The great industrial designer Henry Dreyfuss (1904-1972) was especially concerned with "human factors" or "ergonomics" when designing a product. The idea was to made the item easy to understand and use. It also should be compatible with the physical dimensions and manipulation capabilities of the user. Finally, it should do its job well.
Vacationing at a fancy resort in the Hawaiian island of Kauai recently, I encountered something that failed on more than one of those criteria just mentioned. Here it is:
Apparently the resort refurbished its early 1960s-vintage buildings in the 1990s. Hotel rooms were smaller around 1960, so the modernization had to make do with available space. This was especially the case with the small bathroom area.
My problem had to do with the sink arrangement shown above. The style of sink that projects above the counter top was never my favorite, but it makes sense here. That's because toothbrushes, lipstick cases and other odds and ends can migrate under the sink's edge. The effect is to increase the usable amount of counter space compared to a normal sunken sink of the same size.
The failure has to do with the faucet. It doesn't extend far enough over the sink. Drawing a glass of water, brushing teeth, washing hands and all the other chores one does over a sink are harder and messier to do because the stream of water is too close to the side of the sink. Ideally, the water should fall near the drain hole rather than on the shallow slope of the sink's side.

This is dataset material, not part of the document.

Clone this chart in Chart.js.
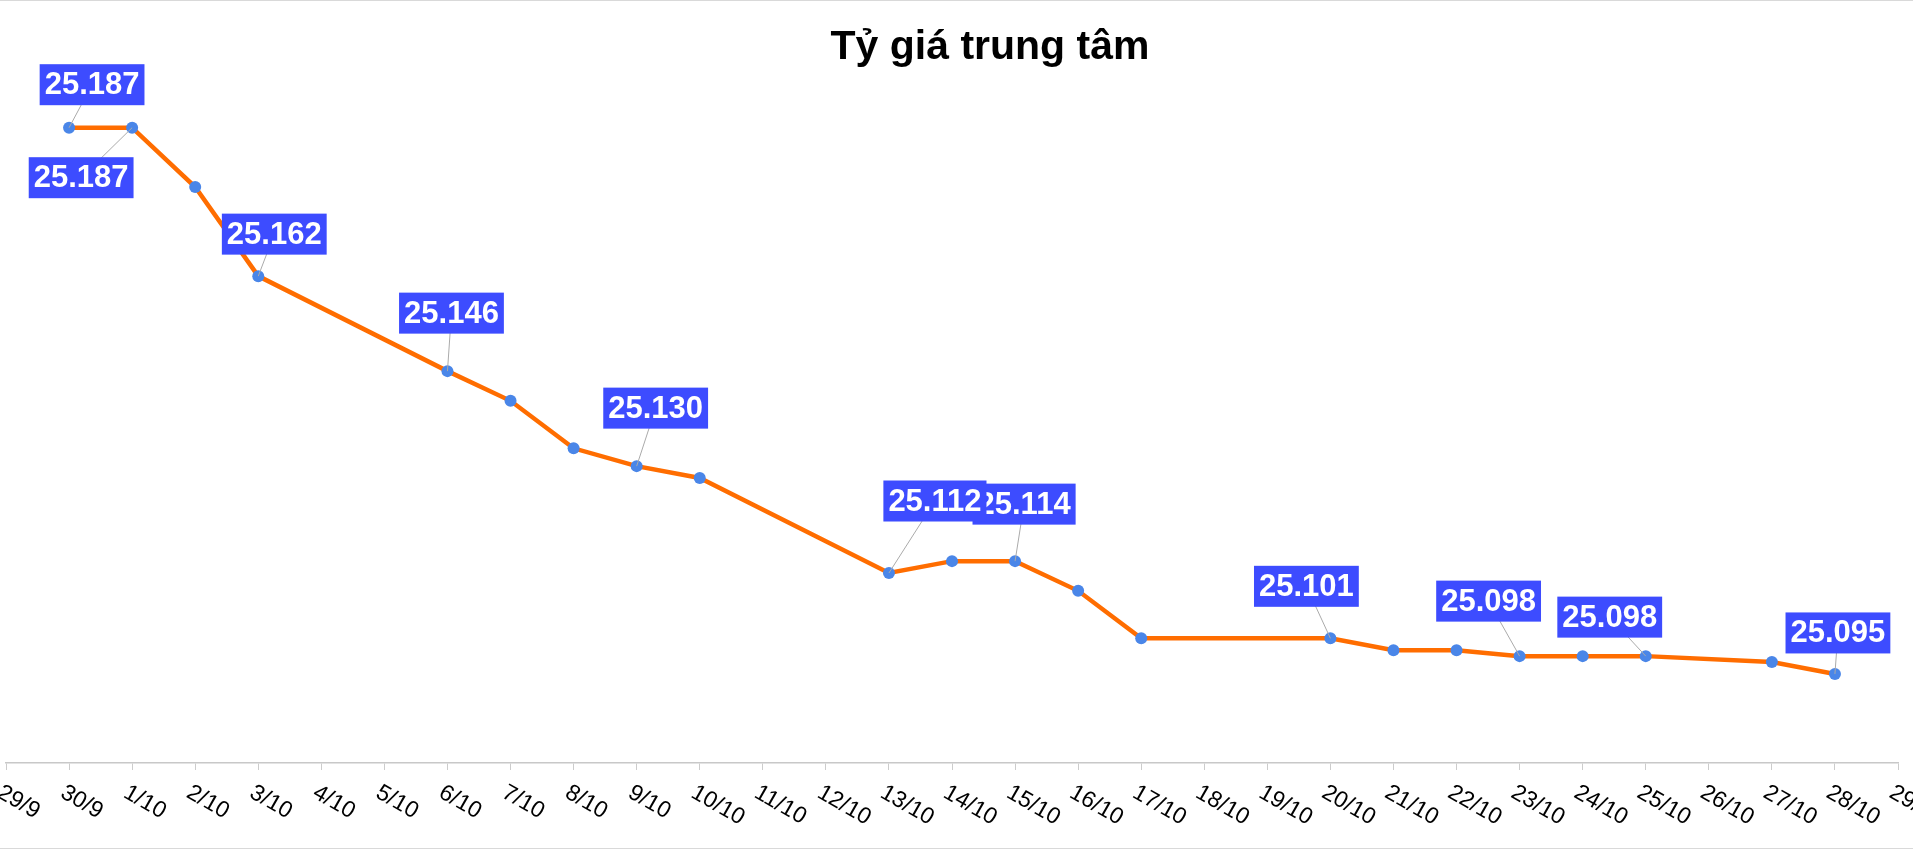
<!DOCTYPE html>
<html>
<head>
<meta charset="utf-8">
<title>Tỷ giá trung tâm</title>
<script src="https://cdn.jsdelivr.net/npm/chart.js@4.4.1/dist/chart.umd.min.js"></script>
<style>
  html, body { margin: 0; padding: 0; background: #fff; }
  #wrap {
    position: relative;
    width: 1913px;
    height: 847px;
    border-top: 1px solid #d9d9d9;
    border-bottom: 1px solid #d9d9d9;
  }
</style>
</head>
<body>
<div id="wrap"><canvas id="myChart"></canvas></div>
<script>
// every day on the axis
const tickLabels = ['29/9', '30/9', '1/10', '2/10', '3/10', '4/10', '5/10', '6/10', '7/10', '8/10',
  '9/10', '10/10', '11/10', '12/10', '13/10', '14/10', '15/10', '16/10', '17/10', '18/10',
  '19/10', '20/10', '21/10', '22/10', '23/10', '24/10', '25/10', '26/10', '27/10', '28/10', '29/10'];

// days with a published rate
const dates = ['30/9', '1/10', '2/10', '3/10', '6/10', '7/10', '8/10', '9/10', '10/10', '13/10', '14/10',
  '15/10', '16/10', '17/10', '20/10', '21/10', '22/10', '23/10', '24/10', '25/10', '27/10', '28/10'];
const rates = [25187, 25187, 25177, 25162, 25146, 25141, 25133, 25130, 25128, 25112, 25114,
  25114, 25109, 25101, 25101, 25099, 25099, 25098, 25098, 25098, 25097, 25095];

// which points get a value box
const labelledDates = ['30/9', '1/10', '3/10', '6/10', '9/10', '13/10', '15/10', '20/10', '23/10', '25/10', '28/10'];

// where each box sits relative to its point (px)
const labelOffsets = {
  '30/9': [23, -43], '1/10': [-51, 50], '3/10': [16, -42], '6/10': [4, -58],
  '9/10': [19, -58], '13/10': [46, -72], '15/10': [9, -57], '20/10': [-24, -52],
  '23/10': [-31, -55], '25/10': [-36, -39], '28/10': [3, -41]
};

const FONT = '"Liberation Sans", Arial, sans-serif';

function fmt(v) {
  return String(v).replace(/\B(?=(\d{3})+(?!\d))/g, '.');
}

// the title sits a bit right of centre in the original
const titleShift = {
  id: 'titleShift',
  afterLayout(chart) {
    if (chart.titleBlock) chart.titleBlock.left += 81;
  }
};

const valueBoxes = {
  id: 'valueBoxes',
  afterDatasetsDraw(chart) {
    const ctx = chart.ctx;
    const meta = chart.getDatasetMeta(0);
    ctx.save();
    ctx.font = 'bold 31px ' + FONT;
    ctx.textAlign = 'center';
    ctx.textBaseline = 'middle';
    // right to left, so earlier boxes end up on top
    for (let i = dates.length - 1; i >= 0; i--) {
      if (!labelledDates.includes(dates[i])) continue;
      const off = labelOffsets[dates[i]];
      const pt = meta.data[i];
      const cx = pt.x + off[0];
      const cy = pt.y + off[1];
      const text = fmt(rates[i]);
      const w = ctx.measureText(text).width + 10;
      const h = 41;
      ctx.strokeStyle = '#aaaaaa';
      ctx.lineWidth = 1;
      ctx.beginPath();
      ctx.moveTo(pt.x, pt.y);
      ctx.lineTo(cx, cy);
      ctx.stroke();
      ctx.fillStyle = '#3d4cff';
      ctx.fillRect(cx - w / 2, cy - h / 2, w, h);
      ctx.fillStyle = '#ffffff';
      ctx.fillText(text, cx, cy + 1);
    }
    ctx.restore();
  }
};

// x labels slanting down to the right
const slantedTicks = {
  id: 'slantedTicks',
  afterDraw(chart) {
    const x = chart.scales.x;
    const ctx = chart.ctx;
    ctx.save();
    ctx.font = '23px ' + FONT;
    ctx.fillStyle = '#000';
    ctx.textAlign = 'left';
    ctx.textBaseline = 'top';
    x.ticks.forEach((t, i) => {
      const px = x.getPixelForTick(i);
      ctx.save();
      ctx.translate(px - 1, x.top + 18);
      ctx.rotate(Math.PI / 6);
      ctx.fillText(x.getLabelForValue(t.value), 0, 0);
      ctx.restore();
    });
    ctx.restore();
  }
};

const myChart = new Chart(document.getElementById('myChart').getContext('2d'), {
  type: 'line',
  data: {
    labels: tickLabels,
    datasets: [{
      label: 'Tỷ giá trung tâm',
      data: dates.map((d, i) => ({ x: d, y: rates[i] })),
      borderColor: '#ff6d00',
      borderWidth: 4.5,
      pointRadius: 6,
      pointBorderWidth: 0,
      pointBackgroundColor: '#4a86e8',
      pointBorderColor: '#4a86e8',
      tension: 0,
      fill: false
    }]
  },
  options: {
    responsive: true,
    maintainAspectRatio: false,
    animation: false,
    layout: { padding: { left: 1, right: 15, top: 0, bottom: 78 } },
    plugins: {
      legend: { display: false },
      tooltip: { enabled: false },
      title: {
        display: true,
        text: 'Tỷ giá trung tâm',
        color: '#000',
        font: { family: FONT, size: 41, weight: 'bold', lineHeight: 1.2 },
        padding: { top: 22, bottom: 8 }
      }
    },
    scales: {
      x: {
        type: 'category',
        offset: false,
        grid: { drawOnChartArea: false, drawTicks: true, tickLength: 7, color: '#cccccc' },
        border: { color: '#c8c8c8', width: 1.5 },
        ticks: { display: false, autoSkip: false }
      },
      y: {
        display: false,
        min: 25080,
        max: 25195
      }
    }
  },
  plugins: [titleShift, valueBoxes, slantedTicks]
});
</script>
</body>
</html>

So what we have here is a faucet design that's functionally not compatible with the design of the sink. One solution would have been to install a sink with steeper sides to better accommodate the water stream. But that would have meant a sunken sink and less counter space. The better solution would have been a faucet with a longer stem that would reach farther into the sink area. Maybe none were available at the time; I have no idea. Regardless, we were stuck with the result of decisions made years ago.